If a machine is to learn about humans from Wikipedia, it must experience the corpus as a human sees it and ignore the overwhelming mass of robot-generated pages that no human ever reads. We provide a cleaned corpus (also a Wikipedia recommendation API derived from it).
Robots learning from robots
Because of the breadth and availability of its content, Wikipedia has been widely used as a reference dataset for research in machine learning and for tech demos. However, Wikipedia has some serious problems that are not apparent from our familiarity with it as a resource for human beings.
Wikipedia has good coverage of popular topics and very irregular coverage of unpopular topics. Humans are unaware of this, since it is precisely the popular pages that are consumed: the most popular 12% of Wikipedia accounts for 90% of all traffic. The irregularity of coverage is poisonous to many models. A topic model trained on all of Wikipedia, for example, will associate "river" with "Romania" and "village" with "Turkey". Why? Because there are 10k pages on Villages in Turkey, and not enough pages on villages in other places.
To make things worse, unpopular pages are very often robot generated. For example, rambot authored 98% of all the articles on US towns, and half of the Swedish Wikipedia is written by lsjbot! Robot generated pages are built by inserting data into sentence templates. The sheer mass of these pages means that a huge proportion of the language examples a model learns from are just the same template used over and over. Robots learning from robots.
Popularity filtering
The most useful trick is to exclude those Wikipedia pages that are not viewed frequently. This automatically excludes the mass of robot generated pages, and retains those pages that are frequently viewed and therefore edited by humans. Wikipedia publishes page view statistics. Below, for example, are the most frequently viewed pages on the day we derived the dataset (some time ago).
On the day that we downloaded the dump, there were 4.3M pages, 1.3M of which had not been viewed once on that day, and 3.8M (i.e. 88%) were looked at less than 20 times. The human experience of Wikipedia is restricted to a very small proportional of the pages. Moreover, we found that the performance of our test models improved considerably when we trained on only popular pages.
Roll-your-own
Wikipedia publishes regular dumps of its content in XML format (here). The dataset we provide below is from October 2013, but unless you care about the latest rap star, that shouldn't bother you. Just in case you'd like to create an updated version of the dataset, here is how it was done:
- Download the latest XML data dump
- Use the Wikipedia extractor, version 2.6, by Giuseppe Attardi and Antonio Fuschetto of the TANL project at the University of Pisa to produce nice small XML files for each page of the form: <doc id="" url="" title="">...</doc>
We used the single threaded version 2.6 (the multi-threaded version caused us problems). - Wrangle these into the format you want using an XML parser.
- Download the some page view statistics, and remove all pages with less than (e.g.) 20 daily page views.

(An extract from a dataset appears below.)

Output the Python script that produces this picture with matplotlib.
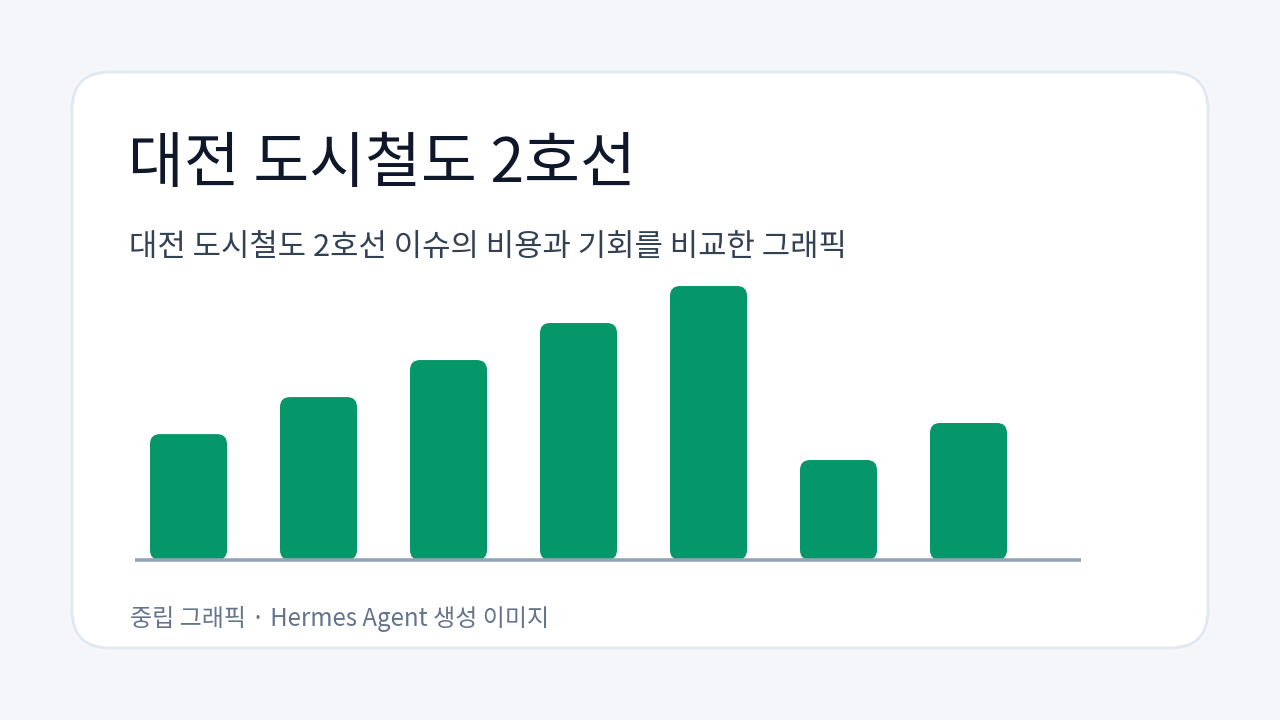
import matplotlib.pyplot as plt
from matplotlib.patches import FancyBboxPatch

plt.rcParams['font.family'] = ['Noto Sans CJK KR', 'DejaVu Sans']

title = '대전 도시철도 2호선'
subtitle = '대전 도시철도 2호선 이슈의 비용과 기회를 비교한 그래픽'
footer = '중립 그래픽 · Hermes Agent 생성 이미지'
values = [34, 44, 54, 64, 74, 27, 37]

W, H = 1280, 720
fig = plt.figure(figsize=(W / 100, H / 100), dpi=100)
fig.patch.set_facecolor('#f5f6fa')

# background / card layer in pixel coordinates
bg = fig.add_axes([0, 0, 1, 1])
bg.set_xlim(0, W)
bg.set_ylim(H, 0)
bg.axis('off')
card = FancyBboxPatch((72, 72), 1136, 576, boxstyle='round,pad=0,rounding_size=38',
                      fc='white', ec='#e2e8f0', lw=2)
bg.add_patch(card)

bg.text(128, 165, title, fontsize=43.7, color='#0f172a', va='center', ha='left')
bg.text(129, 247, subtitle, fontsize=22.2, color='#334155', va='center', ha='left')
bg.text(130, 619, footer, fontsize=17.3, color='#64748b', va='center', ha='left')

# chart area: x 135..1081 px, y 286..560 px
left, right, top, base = 135, 1081, 286, 560
ax = fig.add_axes([left / W, 1 - base / H, (right - left) / W, (base - top) / H])
ax.axis('off')
x0 = -(188.5 - left) / 130
x1 = (right - 188.5) / 130
ax.set_xlim(x0, x1)
ax.set_ylim(0, max(values))

bw = 77 / 130
px_per_x = 130
px_per_y = (base - top) / max(values)
for i, v in enumerate(values):
    p = FancyBboxPatch((i - bw / 2, 0), bw, v,
                       boxstyle='round,pad=0,rounding_size=%f' % (10 / px_per_x),
                       mutation_aspect=px_per_x / px_per_y,
                       fc='#059669', ec='none', clip_on=False)
    ax.add_patch(p)
ax.plot([x0, x1], [0, 0], color='#94a3b8', lw=2.6, solid_capstyle='butt', clip_on=False, zorder=5)

fig.savefig('out.png', dpi=100, facecolor=fig.get_facecolor())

- Exclude content pages based on title, e.g. "Image: XXX", "User: XXX"
- Drop disambiguation pages.
- Drop stubs.
The dataset
We worked through this procedure using an XML datadump from October 2013, retaining only those pages with at least 20 pages views. You can download it here as a UTF encoded, two column CSV, the first column being the URL of the page, the second column being the text of the page. Linefeeds in the text are escaped as '\n'. There are 463k pages. File size is 1.2GB compressed (gzip).